Para las madres escritoras la maternidad es siempre paradójica. «Es un acto de posesión al mismo tiempo que de entrega», declara Gioconda Belli. Por eso escribimos sobre ella, sobre su belleza y su asombro, sobre lo que nos provoca: fascinación, extrañeza, desgarramiento. A propósito de este carácter contradictorio, Jane Lazarre, en su imprescindible El nudo materno (Las afueras, 2018), dice: «asumimos que las frases tendrían siempre dos partes: la segunda siempre contradecía aparentemente a la primera». También nosotras, como Lazarre, creamos hogares estables donde criar a nuestros hijos, madrigueras confortables, cálidas en invierno, frescas y aireadas en verano. Hemos leído mucho —las madres escritoras tenemos la manía de leer cualquier cosa, incluso libros sobre crianza de la sección de «Autoayuda», una sección que jamás habríamos pisado antes, jamás en nuestro sano juicio—, hemos leído sobre la estabilidad psicológica de los niños y el manejo paciente de las rabietas, el apaciguamiento de sus cóleras o de sus envidias. Anhelamos lo predecible, quizá porque nuestras vidas, tal y como las concebíamos antes del nacimiento de nuestros hijos, han estallado. Les cortamos las uñas de bebés para que no se arañen mientras duermen, pegamos estrellas brillantes en los techos de sus habitaciones con el fin de alejar el miedo a la oscuridad, les vestimos con pijamas suaves, les insuflamos lecciones de moral práctica. Los llevamos a parques infantiles que cumplen con la normativa de seguridad vigente. Es el ambiente protegido, ideal para criar a nuestros hijos. Pero cuando se encaraman al tobogán y nos saludan desde lo alto y los saludamos de vuelta cerrándonos con la mano enguantada el cuello del abrigo, entonces las madres escritoras deseamos con fiereza la intensidad, el arrebato, lo imprevisible, la irregularidad, el frenesí. Deseamos que el sufrimiento no sea quedo y en sordina, como esa terrible melancolía de la que nos habla Natalia Ginzburg en A propósito de las mujeres (Lumen, 2017), ese gran pozo oscuro en el que caemos las mujeres en ocasiones. Deseamos que ese hogar tibio y tranquilo se derrumbe. Huir de ese parque escabulléndonos por entre los setos en penumbra, dejar de esperar a la salida de sus clases de piano, tomar el primer avión con una maleta mínima y un pasaporte falso y que alguien nos espere a nosotras en un país lejano y ese alguien se ocupe felizmente de una.
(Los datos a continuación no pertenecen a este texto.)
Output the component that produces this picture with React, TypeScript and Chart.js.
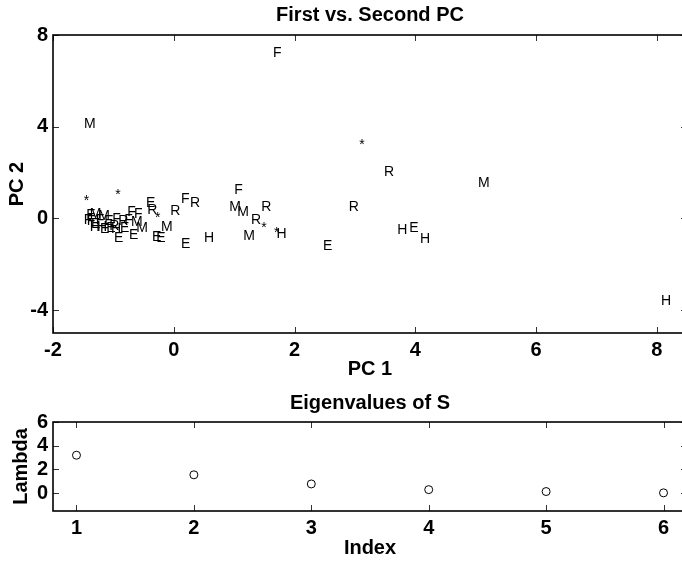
import React, { useEffect, useRef } from "react";
import { Chart, registerables } from "chart.js";

Chart.register(...registerables);

// ---------- data ----------
const pc1 = [
  1.645, -1.486, 3.07, 3.48, 5.04, 1.0, 0.92, 1.05, 1.45, 1.28,
  1.45, 1.66, 1.7, 1.15, 0.5, 2.9, 2.47, 3.7, 3.9, 4.08,
  8.07, -1.49, -0.97, -0.46, 0.12, 0.27, -0.06, -0.44, -0.31, 0.12,
  -0.21, -0.36, -0.29, -0.74, -0.62, -0.99, -0.77, -0.66, -1.45, -1.39,
  -1.25, -1.49, -1.44, -1.27, -1.12, -1.29, -1.15, -1.02, -0.92, -0.82,
  -0.71, -1.37, -1.39, -1.22, -1.07, -0.89, -1.04,
];
const pc2 = [
  7.21, 4.11, 3.2, 2.02, 1.54, 1.23, 0.48, 0.29, 0.48, -0.07,
  -0.42, -0.64, -0.7, -0.77, -0.87, 0.48, -1.21, -0.51, -0.44, -0.92,
  -3.61, 0.74, 1.03, 0.68, 0.83, 0.65, 0.33, 0.36, 0.01, -1.12,
  -0.37, -0.8, -0.87, -0.73, -0.44, -0.87, 0.29, 0.19, 0.14, 0.17,
  0.11, -0.07, -0.12, -0.37, -0.44, -0.07, -0.12, -0.03, -0.12, -0.07,
  -0.16, -0.25, -0.38, -0.47, -0.34, -0.42, -0.47,
];
const groupLabels = [
  "F", "M", "*", "R", "M", "F", "M", "M", "R", "R",
  "*", "*", "H", "M", "H", "R", "E", "H", "E", "H",
  "H", "*", "*", "E", "F", "R", "R", "R", "*", "E",
  "M", "E", "E", "E", "M", "E", "F", "F", "E", "M",
  "M", "F", "F", "H", "E", "F", "E", "F", "R", "F",
  "M", "E", "H", "E", "R", "E", "H",
];

const eigIndex = [1, 2, 3, 4, 5, 6];
const eigValues = [3.2, 1.55, 0.78, 0.3, 0.14, 0.03];

const pcXTicks = [-2, 0, 2, 4, 6, 8];
const pcYTicks = [-4, 0, 4, 8];
const eigXTicks = [1, 2, 3, 4, 5, 6];
const eigYTicks = [0, 2, 4, 6];

// ---------- styling helpers ----------
const BOLD_FONT = "'Liberation Sans Narrow', 'Liberation Sans', Arial, sans-serif";
const tickFont = { family: BOLD_FONT, size: 20, weight: "bold" as const };

function fixedTicks(values: number[]) {
  return (scale: any) => {
    scale.ticks = values.map((v) => ({ value: v }));
  };
}

const matlabFrame = {
  id: "matlabFrame",
  afterDraw(chart: any, _args: any, opts: any) {
    const { ctx, chartArea } = chart;
    const { left, right, top, bottom } = chartArea;
    const xs = chart.scales.x;
    const ys = chart.scales.y;
    ctx.save();
    ctx.strokeStyle = "#333";
    ctx.lineWidth = 1;
    const tl = 6;
    ctx.beginPath();
    xs.ticks.forEach((t: any) => {
      const p = Math.round(xs.getPixelForValue(t.value)) + 0.5;
      ctx.moveTo(p, bottom);
      ctx.lineTo(p, bottom - tl);
      ctx.moveTo(p, top);
      ctx.lineTo(p, top + tl);
    });
    ys.ticks.forEach((t: any) => {
      const p = Math.round(ys.getPixelForValue(t.value)) + 0.5;
      ctx.moveTo(left, p);
      ctx.lineTo(left + tl, p);
      ctx.moveTo(right, p);
      ctx.lineTo(right - tl, p);
    });
    ctx.stroke();
    ctx.strokeStyle = "#000";
    ctx.lineWidth = 1.6;
    ctx.strokeRect(left, top, right - left, bottom - top);

    ctx.fillStyle = "#000";
    ctx.font = `bold 20px ${BOLD_FONT}`;
    ctx.textAlign = "center";
    ctx.textBaseline = "middle";
    const cx = (left + right) / 2;
    ctx.fillText(opts.title, cx, top + opts.titleOffset);
    ctx.fillText(opts.xLabel, cx, bottom + opts.xLabelOffset);
    ctx.save();
    ctx.translate(opts.yLabelX, (top + bottom) / 2);
    ctx.rotate(-Math.PI / 2);
    ctx.fillText(opts.yLabel, 0, 0);
    ctx.restore();
    ctx.restore();
  },
};

const textMarkers = {
  id: "textMarkers",
  afterDatasetsDraw(chart: any, _args: any, opts: any) {
    if (!opts || !opts.labels) return;
    const { ctx } = chart;
    const meta = chart.getDatasetMeta(0);
    ctx.save();
    ctx.fillStyle = "#000";
    ctx.font = `14px 'Liberation Sans', Arial, Helvetica, sans-serif`;
    ctx.textAlign = "left";
    ctx.textBaseline = "middle";
    meta.data.forEach((el: any, i: number) => {
      ctx.fillText(opts.labels[i], el.x, el.y);
    });
    ctx.restore();
  },
};

function baseScale(
  min: number,
  max: number,
  ticks: number[],
  axis: "x" | "y",
  size: number,
  pad: number
) {
  return {
    type: "linear" as const,
    min,
    max,
    grid: { display: false, drawTicks: false },
    border: { display: false },
    ticks: {
      font: tickFont,
      color: "#000",
      padding: pad,
      maxRotation: 0,
      minRotation: 0,
      autoSkip: false,
    },
    afterBuildTicks: fixedTicks(ticks),
    afterFit: (s: any) => {
      if (axis === "x") s.height = size;
      else s.width = size;
      s.paddingLeft = 0;
      s.paddingRight = 0;
      s.paddingTop = 0;
      s.paddingBottom = 0;
    },
  };
}

function TopChart() {
  const ref = useRef<HTMLCanvasElement | null>(null);
  useEffect(() => {
    if (!ref.current) return;
    const chart = new Chart(ref.current, {
      type: "scatter",
      data: {
        datasets: [
          {
            data: pc1.map((x, i) => ({ x, y: pc2[i] })),
            pointRadius: 0,
            pointHoverRadius: 0,
          },
        ],
      },
      options: {
        animation: false,
        responsive: false,
        devicePixelRatio: 1,
        events: [],
        layout: { padding: { top: 35, right: 13, left: 0, bottom: 0 } },
        plugins: {
          legend: { display: false },
          tooltip: { enabled: false },
          title: { display: false },
          textMarkers: { labels: groupLabels },
          matlabFrame: {
            title: "First vs. Second PC",
            titleOffset: -20,
            xLabel: "PC 1",
            xLabelOffset: 36,
            yLabel: "PC 2",
            yLabelX: 17,
          },
        } as any,
        scales: {
          x: baseScale(-2, 8.5, pcXTicks, "x", 47, 5),
          y: baseScale(-5, 8, pcYTicks, "y", 53, 5),
        },
      },
      plugins: [textMarkers, matlabFrame],
    });
    return () => chart.destroy();
  }, []);
  return (
    <canvas
      ref={ref}
      width={700}
      height={380}
      style={{ position: "absolute", left: 0, top: 0, width: 700, height: 380 }}
    />
  );
}

function BottomChart() {
  const ref = useRef<HTMLCanvasElement | null>(null);
  useEffect(() => {
    if (!ref.current) return;
    const chart = new Chart(ref.current, {
      type: "scatter",
      data: {
        datasets: [
          {
            data: eigIndex.map((x, i) => ({ x, y: eigValues[i] })),
            pointRadius: 4,
            pointHoverRadius: 4,
            pointStyle: "circle",
            backgroundColor: "rgba(0,0,0,0)",
            borderColor: "#000",
            borderWidth: 1,
          },
        ],
      },
      options: {
        animation: false,
        responsive: false,
        devicePixelRatio: 1,
        events: [],
        layout: { padding: { top: 42, right: 13, left: 0, bottom: 0 } },
        plugins: {
          legend: { display: false },
          tooltip: { enabled: false },
          title: { display: false },
          matlabFrame: {
            title: "Eigenvalues of S",
            titleOffset: -19,
            xLabel: "Index",
            xLabelOffset: 37,
            yLabel: "Lambda",
            yLabelX: 21,
          },
        } as any,
        scales: {
          x: baseScale(0.8, 6.2, eigXTicks, "x", 50, 5),
          y: baseScale(-1.5, 6, eigYTicks, "y", 53, 5),
        },
      },
      plugins: [matlabFrame],
    });
    return () => chart.destroy();
  }, []);
  return (
    <canvas
      ref={ref}
      width={700}
      height={181}
      style={{ position: "absolute", left: 0, top: 380, width: 700, height: 181 }}
    />
  );
}

export default function App() {
  return (
    <div
      style={{
        position: "fixed",
        left: 0,
        top: 0,
        width: 682,
        height: 561,
        overflow: "hidden",
        background: "#fff",
      }}
    >
      <TopChart />
      <BottomChart />
    </div>
  );
}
Un día, aferradas a sus manos pequeñas, paseamos por los jardines de nuestra infancia, bajo los plátanos que nos proporcionaban la misma sombra treinta años atrás. Les enseñamos a atarse los cordones y a pelar castañas asadas, les leemos cuentos. Un día volvemos a escribir. Escribimos sobre nosotras, sobre la maternidad, sus diamantes y sus espinas. Escribimos sobre la mutación de nuestros cuerpos y sobre el recelo a transformarnos en nuestras madres.
No nos organizamos mejor, pero Ursula K. Le Guin tenía razón: escribimos.